# Survey



## jonphil (Aug 7, 2002)

Anyone else spot this questionnaire link at the bottom of the S1 upgrade sign up e-mails.
I didn't remember having it before, so filled it in today. Loads of questions directly related to the Tivo service from Sky!

Am thinking some answers may get used in future marketing.

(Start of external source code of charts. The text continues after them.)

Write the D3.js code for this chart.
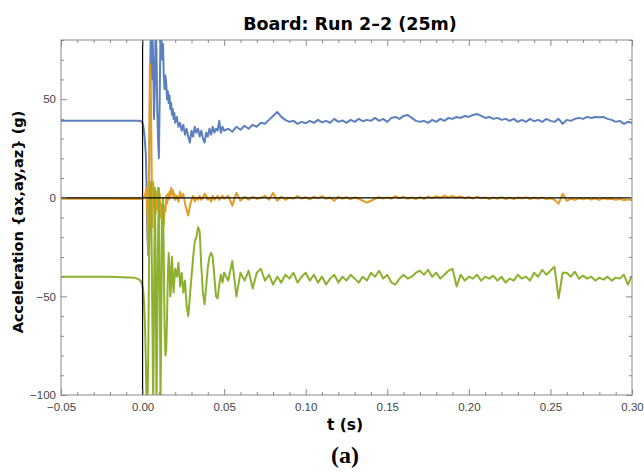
<!DOCTYPE html>
<html>
<head>
<meta charset="utf-8">
<script src="https://cdnjs.cloudflare.com/ajax/libs/d3/7.8.5/d3.min.js"></script>
<style>
    body { margin: 0; background: #fff; }
    .tick text { font-family: "Liberation Sans", Arial, sans-serif; font-size: 11.5px; fill: #444; }
    .tick line { stroke: #8a8a8a; }
</style>
</head>
<body>
<div id="chart-area"></div>
<script>

// sample times in ms (dense around the impact, coarser afterwards)
var tEarly = [-50, -20, -5, -2, -1, -0.5,
    0, 0.5, 1, 1.5, 2, 2.5, 3, 3.5, 4, 4.5, 5, 5.5, 6, 6.5, 7, 7.5, 8, 8.5, 9, 9.5,
    10, 10.5, 11, 11.5, 12, 12.5, 13, 13.5, 14, 14.5, 15, 15.5, 16, 16.5, 17, 17.5, 18, 18.5, 19, 19.5, 20];
var tMid = d3.range(21, 51, 1);          // 21 .. 50 ms
var tLate = d3.range(52.5, 300.1, 2.5);  // 52.5 .. 300 ms

// ax (blue)
var axEarly = [39, 39, 39, 39, 38.8, 38.4,
    38, 36, 33, 28, 22, 5, -20, -29, 10, 50, 85, 60, 85, 70, 40, 55, 85, 75, 45, 30,
    20, 50, 85, 85, 70, 78, 62, 55, 62, 58, 50, 54, 48, 52, 45, 48, 42, 45, 40, 43, 38];
var axMid = [41, 36, 38, 34, 37, 32, 35, 31, 28, 34,
    31, 36, 33, 35, 31, 34, 30, 28, 33, 31,
    35, 32, 36, 33, 35, 34, 39, 33, 36, 34];
var axLate = [35, 33.5, 36, 34.5, 36.5, 35, 37, 36, 38, 37.5,
    39.5, 41.5, 43.5, 41, 39.5, 38.5, 39, 37.5, 38.5, 37.8,
    39, 38, 39.5, 38.2, 39, 38, 40, 38.5, 39.2, 38,
    39.5, 38.5, 40, 38.8, 39.5, 39, 40.5, 39, 40, 38.5,
    40.5, 41, 40, 41.5, 42, 40.5, 39, 38.5, 39, 38,
    39.5, 38.5, 40, 39, 40.5, 40, 41, 40.5, 41.5, 41,
    42, 42.5, 41.5, 40.5, 41, 40, 40.5, 39.5, 40, 39,
    40, 38.5, 39.5, 38.5, 40, 38.8, 39.5, 38.5, 40, 39,
    38.5, 40, 37.5, 39.5, 39, 40, 40.5, 40, 41, 40.5,
    41, 40.8, 41, 40, 39.5, 38.5, 39, 37.5, 38.5, 38];

// ay (orange)
var ayEarly = [-0.5, -0.5, -0.6, -0.6, -0.5, -0.4,
    -0.3, 0, 0.5, 1.5, 3, 5, -10, -28, 10, 68, 60, 20, -15, 8, -5, 4, -8, 3, -6, 5,
    -4, 2, -10, -3, -15, -8, -14, -4, -7, 1, -3, 2, -1, 3, 0, 5, 2, 4, 0, 2, -1];
var ayMid = [1, -2, 3, 0, 2, -3, -6, -9, -4, -1,
    1, -2, 0, -1, 1, -1, 0, 2, 1, -1,
    0, -2, 1, -1, 0, 1, -1, 0, 1, -0.5];
var ayLate = [1, -4, 2.5, -1.5, 0.5, -1, 0.5, -0.5, 0, 1,
    -1, 2.5, -1.5, 0.5, -1, 0, -0.5, 0.8, -0.5, 0.3,
    -0.8, 0.5, -0.3, 0.8, -0.5, 0.2, -1.5, 0.5, -0.5, 0.3,
    -0.8, 0.2, -0.5, -1.5, -2.5, -1.5, -0.5, 0.3, -0.4, 0.2,
    -0.5, 0.8, -0.3, 0.5, -0.5, 0.2, -0.6, 0.3, -0.5, 0.6,
    -0.2, 0.8, 0, 1, 0.2, 0.9, 0.1, 0.7, -0.3, 0.5,
    -0.4, 0.6, -0.3, 0.2, -0.6, 0.1, -0.5, 0.3, -0.6, 0,
    -0.7, 0.1, -0.4, 0.2, -0.6, 0, -0.5, 0.2, -0.8, -0.3,
    -1, -3, 2, -1.5, -0.5, -1, -0.3, -0.8, -0.2, -0.9,
    -0.4, -1, -0.3, -0.8, -0.5, -1, -0.6, -1.2, -0.8, -1.3];

// az (green)
var azEarly = [-40, -40.1, -40.5, -41.5, -42.5, -43.5,
    -45, -48, -55, -65, -82, -105, -105, -80, -30, 0, 8, -20, -60, -105, -60, 5, -30, -105, -70, -20,
    5, -40, -105, -60, -10, 0, -30, -65, -80, -77, -60, -40, -28, -35, -50, -45, -30, -38, -48, -42, -36];
var azMid = [-40, -33, -45, -38, -48, -42, -55, -60, -50, -40,
    -30, -22, -20, -15, -17, -35, -48, -54, -45, -35,
    -30, -28, -30, -40, -50, -51, -44, -39, -43, -38];
var azLate = [-42, -32, -50, -38, -42, -37, -46, -38, -36, -42,
    -39, -44, -40, -43, -39, -41, -38, -43, -40, -38,
    -42, -39, -43, -40, -44, -41, -39, -43, -40, -42,
    -39, -41, -43, -40, -42, -38, -40, -37, -41, -39,
    -43, -44, -41, -39, -41, -40, -38, -37, -39, -36.5,
    -40, -38, -41, -39, -37, -36, -45, -39, -42, -40,
    -41, -39, -42, -40, -41, -39.5, -42, -40, -43, -41,
    -42, -39, -41, -40, -42, -38, -40, -36.5, -39, -37,
    -35, -51, -38, -38, -40, -37.5, -41, -39.5, -41, -40,
    -42, -40.5, -41.5, -40, -42, -40.5, -41, -39, -44, -39.5];

var seriesNames = ["ax", "ay", "az"];
var seriesColors = ["#5b80bd", "#e29d22", "#8eb02f"];

var xMajor = [-0.05, 0, 0.05, 0.10, 0.15, 0.20, 0.25, 0.30];
var yMajor = [-100, -50, 0, 50];

var titleText = "Board: Run 2\u20132 (25m)";
var xLabel = "t (s)";
var yLabel = "Acceleration {ax,ay,az} (g)";
var panelLabel = "(a)";


var margin = { top: 40, right: 12, bottom: 79, left: 61 };
var width = 644 - margin.left - margin.right;
var height = 474 - margin.top - margin.bottom;

var svg = d3.select("#chart-area").append("svg")
    .attr("width", 644)
    .attr("height", 474);

var g = svg.append("g")
    .attr("transform", "translate(" + margin.left + "," + margin.top + ")");

// Scales
var x = d3.scaleLinear().domain([-0.05, 0.30]).range([0, width]);
var y = d3.scaleLinear().domain([-100, 80]).range([height, 0]);

// build the three series as {t, v} points
var times = tEarly.concat(tMid, tLate);
var series = [
    axEarly.concat(axMid, axLate),
    ayEarly.concat(ayMid, ayLate),
    azEarly.concat(azMid, azLate)
].map(function(vals) {
    return vals.map(function(v, i) { return { t: times[i] / 1000, v: v }; });
});

g.append("defs").append("clipPath")
    .attr("id", "clip")
    .append("rect")
    .attr("width", width)
    .attr("height", height);

var line = d3.line()
    .x(function(d) { return x(d.t); })
    .y(function(d) { return y(d.v); });

g.append("g")
    .attr("clip-path", "url(#clip)")
    .selectAll(".series")
    .data(series)
    .enter()
    .append("path")
    .attr("class", "series")
    .attr("d", line)
    .attr("fill", "none")
    .attr("stroke", function(d, i) { return seriesColors[i]; })
    .attr("stroke-width", 2)
    .attr("stroke-linejoin", "round");

// zero axes lines (drawn over the data)
g.append("line")
    .attr("x1", 0).attr("x2", width)
    .attr("y1", y(0)).attr("y2", y(0))
    .attr("stroke", "#000").attr("stroke-width", 1.2);
g.append("line")
    .attr("x1", x(0)).attr("x2", x(0))
    .attr("y1", 0).attr("y2", height)
    .attr("stroke", "#000").attr("stroke-width", 1.2);

// Frame ticks: majors + minors, pointing inward
var xMinor = d3.range(-0.05, 0.3001, 0.01).filter(function(d) {
    return xMajor.every(function(m) { return Math.abs(m - d) > 1e-6; });
});
var yMinor = d3.range(-100, 80.1, 10).filter(function(d) { return yMajor.indexOf(d) < 0; });

function addAxis(axis, tr) {
    var a = g.append("g").attr("transform", tr).call(axis);
    a.select(".domain").remove();
    return a;
}

addAxis(d3.axisBottom(x).tickValues(xMajor).tickSize(-6).tickPadding(8)
    .tickFormat(d3.format(".2f")), "translate(0," + height + ")");
addAxis(d3.axisBottom(x).tickValues(xMinor).tickSize(-3).tickFormat(""), "translate(0," + height + ")");
addAxis(d3.axisTop(x).tickValues(xMajor).tickSize(-6).tickFormat(""), "translate(0,0)");
addAxis(d3.axisTop(x).tickValues(xMinor).tickSize(-3).tickFormat(""), "translate(0,0)");

addAxis(d3.axisLeft(y).tickValues(yMajor).tickSize(-6).tickPadding(5)
    .tickFormat(d3.format("d")), "translate(0,0)");
addAxis(d3.axisLeft(y).tickValues(yMinor).tickSize(-3).tickFormat(""), "translate(0,0)");
addAxis(d3.axisRight(y).tickValues(yMajor).tickSize(-6).tickFormat(""), "translate(" + width + ",0)");
addAxis(d3.axisRight(y).tickValues(yMinor).tickSize(-3).tickFormat(""), "translate(" + width + ",0)");

// frame
g.append("rect")
    .attr("width", width)
    .attr("height", height)
    .attr("fill", "none")
    .attr("stroke", "#8a8a8a")
    .attr("stroke-width", 1);

// Texts
svg.append("text")
    .attr("x", 350).attr("y", 30)
    .attr("text-anchor", "middle")
    .style("font-family", "'DejaVu Sans', sans-serif")
    .style("font-weight", "bold")
    .style("font-size", "17.5px")
    .text(titleText);

svg.append("text")
    .attr("x", 345).attr("y", 430)
    .attr("text-anchor", "middle")
    .style("font-family", "'DejaVu Sans', sans-serif")
    .style("font-weight", "bold")
    .style("font-size", "15.5px")
    .text(xLabel);

svg.append("text")
    .attr("transform", "translate(23,222) rotate(-90)")
    .attr("text-anchor", "middle")
    .style("font-family", "'DejaVu Sans', sans-serif")
    .style("font-weight", "bold")
    .style("font-size", "14.5px")
    .text(yLabel);

svg.append("text")
    .attr("x", 345).attr("y", 463)
    .attr("text-anchor", "middle")
    .style("font-family", "'Liberation Serif', serif")
    .style("font-weight", "bold")
    .style("font-size", "24px")
    .text(panelLabel);

</script>
</body>
</html>
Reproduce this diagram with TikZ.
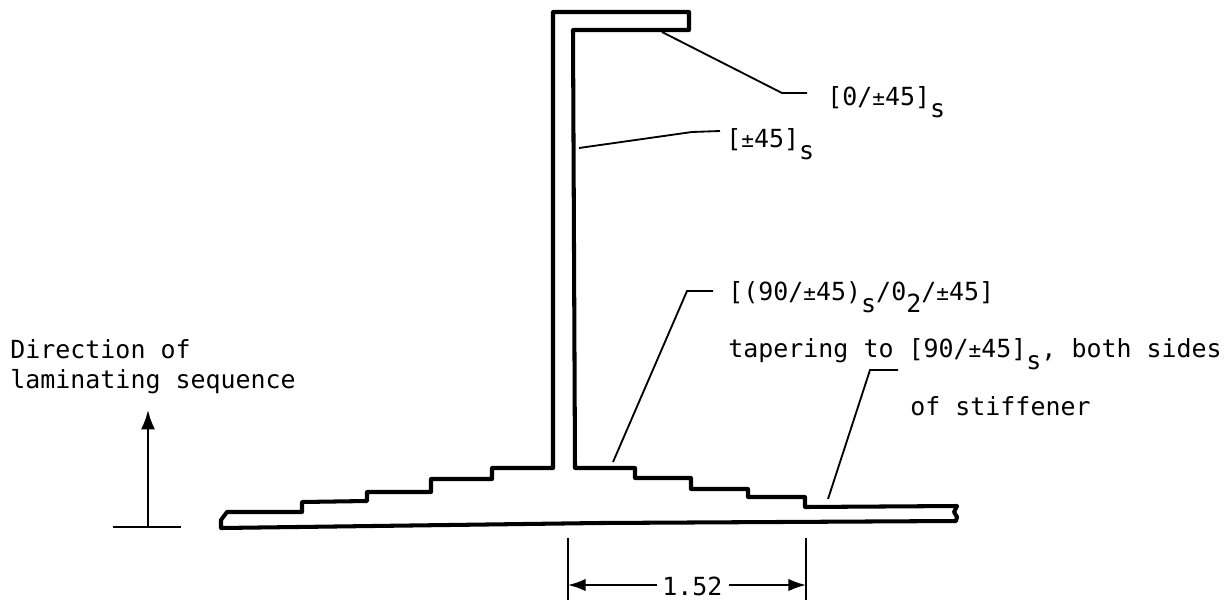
\documentclass[tikz,border=0pt]{standalone}
\usepackage{fontspec}
\setmonofont{DejaVu Sans Mono}
\usetikzlibrary{arrows.meta}
\newcommand{\lowered}[1]{\raisebox{-7.2pt}{#1}}
\newcommand{\smallpm}{{\fontsize{12}{12}\selectfont ±}}
\tikzset{
	profile/.style={line width=2.3pt, line join=round},
	leader/.style={line width=1.05pt},
	dimline/.style={line width=1.05pt},
	arrowline/.style={line width=1.3pt, -{Latex[length=11pt,width=8pt]}},
	lbl/.style={anchor=base west, inner sep=0pt, font=\ttfamily\fontsize{14.2}{17}\selectfont},
}
\begin{document}
\begin{tikzpicture}[x=0.02cm,y=-0.02cm]
\useasboundingbox (0,0) rectangle (1230,602);
% stiffener and skin
\draw[profile] (553,468) -- (553,12) -- (689,12) -- (689,30) -- (573,30) -- (575,468)
	-- (635,468) -- (635,478) -- (691,478) -- (691,489) -- (748,489) -- (748,497)
	-- (805,497) -- (805,507) -- (957,506) -- (954,512) -- (957,517) -- (956,521)
	-- (600,523) -- (221,528) -- (221,520) -- (227,512) -- (302,512) -- (302,502)
	-- (367,501) -- (367,492) -- (431,492) -- (431,479) -- (492,479) -- (492,468) -- cycle;
% labels
\node[lbl] (flange) at (827,105) {[0/\smallpm45]\lowered{s}};
\node[lbl] (web) at (726,147) {[\smallpm45]\lowered{s}};
\node[lbl] (root) at (728,300) {[(90/\smallpm45)\lowered{s}/0\lowered{2}/\smallpm45]};
\node[lbl] (taper) at (728,357) {tapering to [90/\smallpm45]\lowered{s}, both sides};
\node[lbl] (stiff) at (910,415) {of stiffener};
\node[lbl] (dirA) at (10,358) {Direction of};
\node[lbl] (dirB) at (10,388) {laminating sequence};
\node[lbl] (width) at (662,595) {1.52};
% leaders
\coordinate (flangetip) at (662,32);
\coordinate (flangeknee) at (782,93);
\coordinate (flangeend) at (807,93);
\coordinate (webtip) at (579,148);
\coordinate (webknee) at (692,132);
\coordinate (webend) at (720,131);
\coordinate (roottip) at (613,462);
\coordinate (rootknee) at (687,291);
\coordinate (rootend) at (713,291);
\coordinate (tapertip) at (828,499);
\coordinate (taperknee) at (870,370);
\coordinate (taperend) at (898,370);
\draw[leader] (flangetip) -- (flangeknee) -- (flangeend);
\draw[leader] (webtip) -- (webknee) -- (webend);
\draw[leader] (roottip) -- (rootknee) -- (rootend);
\draw[leader] (tapertip) -- (taperknee) -- (taperend);
% dimension
\coordinate (dimL) at (568,585);
\coordinate (dimR) at (806,585);
\draw[dimline] (568,538) -- (568,600);
\draw[dimline] (806,538) -- (806,600);
\draw[dimline, -{Latex[length=10pt,width=7pt]}] (width.west |- dimL) ++(-5,0) -- (dimL);
\draw[dimline, -{Latex[length=10pt,width=7pt]}] (width.east |- dimR) ++(6,0) -- (dimR);
% lamination direction
\coordinate (dirbase) at (148,527);
\coordinate (dirtip) at (148,410);
\draw[arrowline] (dirbase) -- (dirtip);
\draw[line width=1.3pt] (113,527) -- (181,527);
\end{tikzpicture}
\end{document}
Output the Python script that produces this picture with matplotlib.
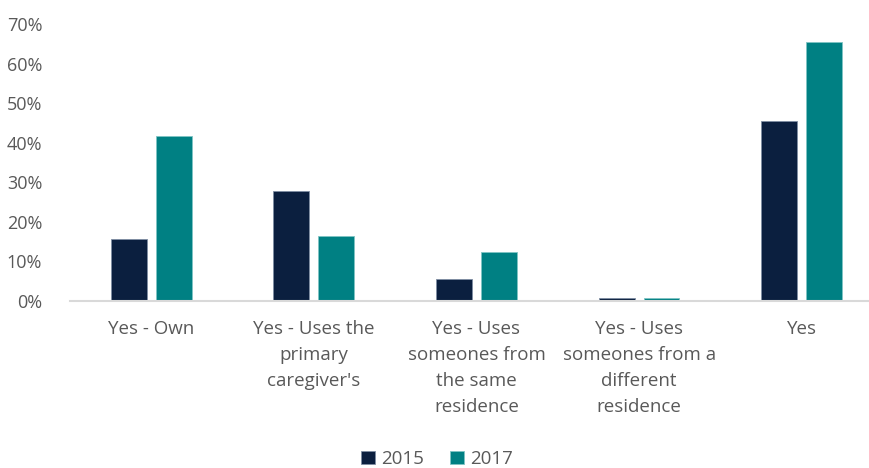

http://survey.confirmit.com/wix1/p1576416320.aspx


----------



## laurence (Jun 17, 2007)

A couple of the qus. say something about features that 'Virgin have added to the TiVo service'. Looking at the lists, I'm pretty sure most were added to the Virgin service by TiVo Inc!


----------



## jonphil (Aug 7, 2002)

Yeah I thought that, it's standard Tivo Premiere features?


----------



## cwaring (Feb 12, 2002)

Not having a S1 now I didn't get the link or the email, so thanks


----------



## nbaker (Sep 28, 2002)

This was the link Carl http://tivo.virginmedia.com/tivoupgrade

You get the email after registering.


----------



## cwaring (Feb 12, 2002)

Yeah. I saw the link on here but didn't use it as I used Roy's instead


----------



## Andy C (Jun 7, 2002)

When did the slightly different form appear at http://tivo.virginmedia.com/tivoupgrade/interest

I only knew about this one https://tivo.virginmedia.com/public/interest ?


----------



## spitfires (Dec 19, 2006)

It was sent as a system message to all S1 Tivos last Saturday.


----------



## deshepherd (Nov 30, 2000)

Just done the survey ... amazed to discover that VM have added a facility to pause and rewind live TV to TiVo!


----------



## mikerr (Jun 2, 2005)

I'd be interested in the replies to this one:
*How would you sum up the TiVo service in one sentence, to a friend or relative who had never heard of it before?*

"It's like sky+, but better" 

Interesting it refers to your "current TiVo service from Sky" - the guy on the phone also referred to our Thomson TiVos as the "sky tivo" .


----------



## richw (Jul 27, 2002)

I think their stats may get screwed a bit by that. I didn't pick any of them as I wasn't aware that it was Virgin had added them to Tivo


----------



## Tavis75 (Jan 27, 2011)

mikerr said:


> I'd be interested in the replies to this one:
> *How would you sum up the TiVo service in one sentence, to a friend or relative who had never heard of it before?*
> 
> "It's like sky+, but better"


That's exactly what I put!


----------



## frobozz (May 2, 2002)

Tavis75 said:


> That's exactly what I put!


Along the same lines here too:

Sky+ on steroids


----------



## jonphil (Aug 7, 2002)

I put

The best PVR on the market, far better than SkyHD+ 

Don't get the 'Sky Tivo' thing. Just think Virgin are making more of the Tivo / Sky link than it really was.
Oh well, we all know that it wasn't a 'Sky Tivo' as such as it could be used with ANY service really.


----------



## spitfires (Dec 19, 2006)

I think you should put something like:
"It's like VM+ only it does what I _want_."


----------



## sjp (Oct 22, 2001)

i can't remember what my comment was but I fully expect a marketing award for it


----------



## hokkers999 (Jan 5, 2006)

nbaker said:


> This was the link Carl http://tivo.virginmedia.com/tivoupgrade
> 
> You get the email after registering.


Yes, apparently you can store 5 THOUSAND hours of programmes, how big was that hard drive again?


----------



## cwaring (Feb 12, 2002)

Yeah. No chance that was just a *typo* then?  Would you like some more straws to clutch at. You must be running out right about now


----------